Filter out everything except lines holding "this".

(Stored data entries)
····················

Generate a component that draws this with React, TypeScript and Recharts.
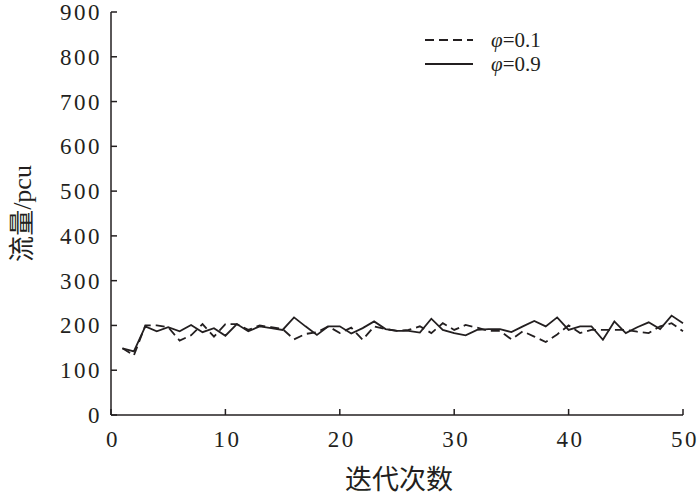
import React from 'react';
import { LineChart, Line, XAxis, YAxis, Legend, Label } from 'recharts';

const iterations = [
  1, 2, 3, 4, 5, 6, 7, 8, 9, 10, 11, 12, 13, 14, 15, 16, 17, 18, 19, 20, 21, 22, 23, 24, 25,
  26, 27, 28, 29, 30, 31, 32, 33, 34, 35, 36, 37, 38, 39, 40, 41, 42, 43, 44, 45, 46, 47, 48, 49, 50,
];

// φ=0.1 (dashed)
const flowPhi01 = [
  149, 133, 200, 200, 196, 166, 178, 203, 175, 203, 203, 190, 200, 196, 192, 169, 181, 185, 198, 183,
  195, 168, 198, 192, 188, 190, 198, 183, 205, 190, 201, 195, 188, 188, 169, 187, 175, 163, 180, 200,
  183, 190, 190, 190, 190, 186, 183, 198, 205, 187,
];

// φ=0.9 (solid)
const flowPhi09 = [
  149, 142, 198, 187, 196, 187, 201, 185, 194, 177, 203, 187, 198, 194, 190, 218, 198, 179, 198, 198,
  182, 194, 209, 192, 188, 188, 184, 215, 190, 183, 178, 190, 192, 192, 185, 198, 210, 198, 218, 190,
  198, 198, 168, 209, 183, 196, 207, 192, 222, 205,
];

const xTicks = [0, 10, 20, 30, 40, 50];
const yTicks = [0, 100, 200, 300, 400, 500, 600, 700, 800, 900];

const ink = '#231f20';
const serif = '"Liberation Serif", "Times New Roman", serif';
const titleFont = '"Liberation Serif", "Noto Sans CJK SC", serif';

const data = iterations.map((it, i) => ({ it, a: flowPhi01[i], b: flowPhi09[i] }));

function YTick({ x, y, payload }: any) {
  return (
    <text x={x} y={y} dy={8} textAnchor="end" fill={ink} fontSize={23} fontFamily={serif} letterSpacing={2.5}>
      {payload.value}
    </text>
  );
}

function XTick({ x, y, payload }: any) {
  return (
    <text x={x} y={y} dx={2} dy={16} textAnchor="middle" fill={ink} fontSize={23} fontFamily={serif} letterSpacing={2.5}>
      {payload.value}
    </text>
  );
}

function PhiLabel({ text }: { text: string }) {
  const rest = text.replace('φ', '');
  return (
    <span>
      <i>φ</i>
      {rest}
    </span>
  );
}

function LegendBox({ payload }: any) {
  return (
    <div style={{ fontFamily: serif, fontSize: 21, color: ink, lineHeight: '24px' }}>
      {(payload || []).map((p: any) => (
        <div key={p.value} style={{ display: 'flex', alignItems: 'center' }}>
          <svg width={50} height={24} style={{ marginRight: 17 }}>
            <line
              x1={1}
              x2={49}
              y1={12}
              y2={12}
              stroke={ink}
              strokeWidth={1.8}
              strokeDasharray={p.payload && p.payload.strokeDasharray}
            />
          </svg>
          <PhiLabel text={p.value} />
        </div>
      ))}
    </div>
  );
}

export default function App() {
  return (
    <div style={{ position: 'absolute', left: 0, top: 0, width: 700, height: 498, background: '#fff' }}>
      <LineChart width={700} height={498} data={data} margin={{ top: 12, right: 17, bottom: 0, left: 0 }}>
        <XAxis
          dataKey="it"
          type="number"
          domain={[0, 50]}
          ticks={xTicks}
          height={83}
          stroke={ink}
          strokeWidth={1.5}
          tickSize={-6}
          tickMargin={22}
          tick={<XTick />}
        >
          <Label
            content={({ viewBox }: any) => (
              <text
                x={viewBox.x + viewBox.width / 2 + 2}
                y={viewBox.y + viewBox.height - 9}
                textAnchor="middle"
                fill={ink}
                fontSize={27}
                fontFamily={titleFont}
              >
                迭代次数
              </text>
            )}
          />
        </XAxis>
        <YAxis
          type="number"
          domain={[0, 900]}
          ticks={yTicks}
          width={111}
          stroke={ink}
          strokeWidth={1.5}
          tickSize={-6}
          tickMargin={15}
          tick={<YTick />}
        >
          <Label
            content={({ viewBox }: any) => {
              const cy = viewBox.y + viewBox.height / 2;
              return (
                <text
                  x={22}
                  y={cy}
                  transform={`rotate(-90, 22, ${cy})`}
                  textAnchor="middle"
                  dominantBaseline="central"
                  fill={ink}
                  fontSize={26}
                  fontFamily={titleFont}
                >
                  流量/pcu
                </text>
              );
            }}
          />
        </YAxis>
        <Legend
          layout="vertical"
          align="center"
          verticalAlign="middle"
          content={<LegendBox />}
          wrapperStyle={{ left: 424, top: 28, width: 200 }}
        />
        <Line
          dataKey="a"
          name="φ=0.1"
          stroke={ink}
          strokeWidth={1.8}
          strokeDasharray="9 5"
          dot={false}
          isAnimationActive={false}
        />
        <Line
          dataKey="b"
          name="φ=0.9"
          stroke={ink}
          strokeWidth={1.8}
          dot={false}
          isAnimationActive={false}
        />
      </LineChart>
    </div>
  );
}
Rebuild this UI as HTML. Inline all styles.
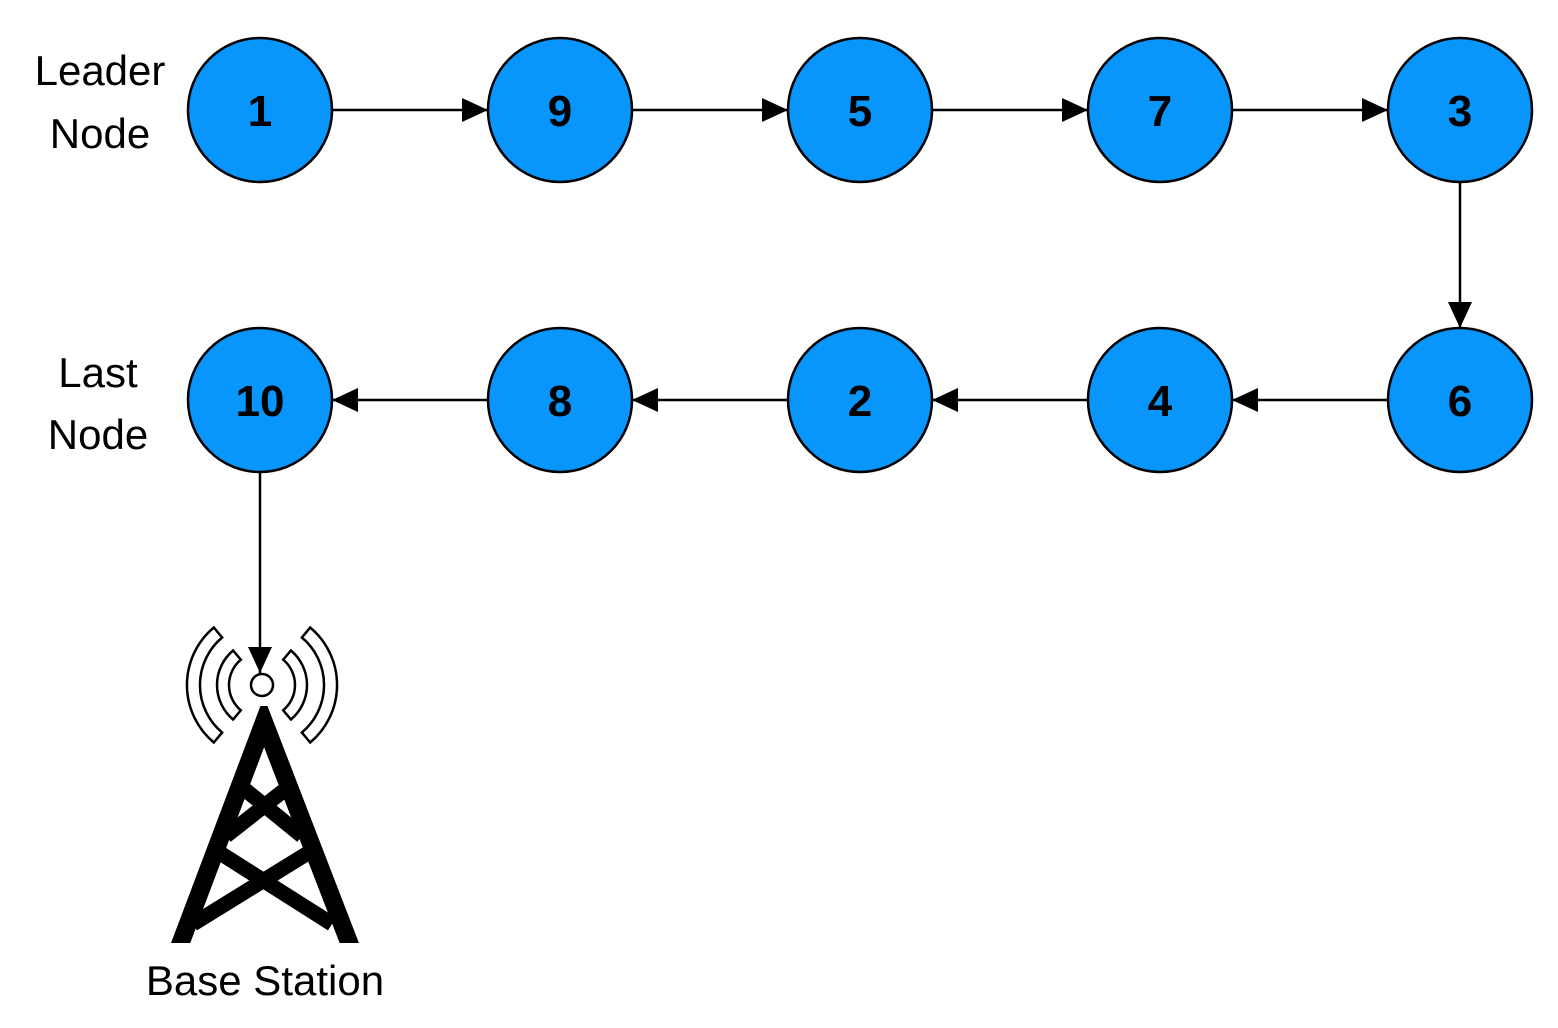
<!DOCTYPE html>
<html><head><style>body{margin:0;background:#fff}svg{display:block}</style></head><body>
<svg width="1558" height="1028" viewBox="0 0 1558 1028" xmlns="http://www.w3.org/2000/svg">
<defs>
<marker id="a" markerWidth="26" markerHeight="24" refX="26" refY="12" orient="auto" markerUnits="userSpaceOnUse">
<path d="M0,0 L26,12 L0,24 Z" fill="#000"/></marker>
<clipPath id="c"><rect x="0" y="706" width="1558" height="237"/></clipPath>
</defs>
<g stroke="#000" stroke-width="2.5" marker-end="url(#a)">
<line x1="332" y1="110" x2="488" y2="110"/>
<line x1="632" y1="110" x2="788" y2="110"/>
<line x1="932" y1="110" x2="1088" y2="110"/>
<line x1="1232" y1="110" x2="1388" y2="110"/>
<line x1="1460" y1="182" x2="1460" y2="328"/>
<line x1="1388" y1="400" x2="1232" y2="400"/>
<line x1="1088" y1="400" x2="932" y2="400"/>
<line x1="788" y1="400" x2="632" y2="400"/>
<line x1="488" y1="400" x2="332" y2="400"/>
<line x1="260" y1="472" x2="260" y2="673"/>
</g>
<g fill="#0896FD" stroke="#000" stroke-width="2.5">
<circle cx="260" cy="110" r="72"/><circle cx="560" cy="110" r="72"/><circle cx="860" cy="110" r="72"/><circle cx="1160" cy="110" r="72"/><circle cx="1460" cy="110" r="72"/>
<circle cx="260" cy="400" r="72"/><circle cx="560" cy="400" r="72"/><circle cx="860" cy="400" r="72"/><circle cx="1160" cy="400" r="72"/><circle cx="1460" cy="400" r="72"/>
</g>
<g font-family="Liberation Sans, sans-serif" font-weight="bold" font-size="44" text-anchor="middle">
<text x="260" y="126">1</text><text x="560" y="126">9</text><text x="860" y="126">5</text><text x="1160" y="126">7</text><text x="1460" y="126">3</text>
<text x="260" y="416">10</text><text x="560" y="416">8</text><text x="860" y="416">2</text><text x="1160" y="416">4</text><text x="1460" y="416">6</text>
</g>
<g font-family="Liberation Sans, sans-serif" font-size="42" text-anchor="middle">
<text x="100" y="85">Leader</text><text x="100" y="148">Node</text>
<text x="98" y="387">Last</text><text x="98" y="449">Node</text>
<text x="265" y="995">Base Station</text>
</g>
<circle cx="262" cy="685" r="11" fill="#fff" stroke="#000" stroke-width="2.5"/>
<g fill="#fff" stroke="#000" stroke-width="2.5">
<path d="M233.1,650.5 A45,45 0 0 0 233.1,719.5 L240.8,710.3 A33,33 0 0 1 240.8,659.7 Z"/>
<path d="M290.9,650.5 A45,45 0 0 1 290.9,719.5 L283.2,710.3 A33,33 0 0 0 283.2,659.7 Z"/>
<path d="M213.8,627.5 A75,75 0 0 0 213.8,742.5 L222.1,732.5 A62,62 0 0 1 222.1,637.5 Z"/>
<path d="M310.2,627.5 A75,75 0 0 1 310.2,742.5 L301.9,732.5 A62,62 0 0 0 301.9,637.5 Z"/>
</g>
<g clip-path="url(#c)" stroke="#000" fill="none">
<path d="M178,950 L264,722 L352,950" stroke-width="18" stroke-linejoin="miter" stroke-miterlimit="10"/>
<g stroke-width="15">
<line x1="243" y1="788" x2="302" y2="836"/>
<line x1="287" y1="788" x2="226" y2="836"/>
<line x1="220" y1="853" x2="332" y2="924"/>
<line x1="308" y1="853" x2="193" y2="924"/>
</g>
</g>
</svg>
</body></html>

····················

- SOLUTION
Generate a component that draws this with React, TypeScript and Recharts.
Rebuild this UI as HTML. Inline all styles.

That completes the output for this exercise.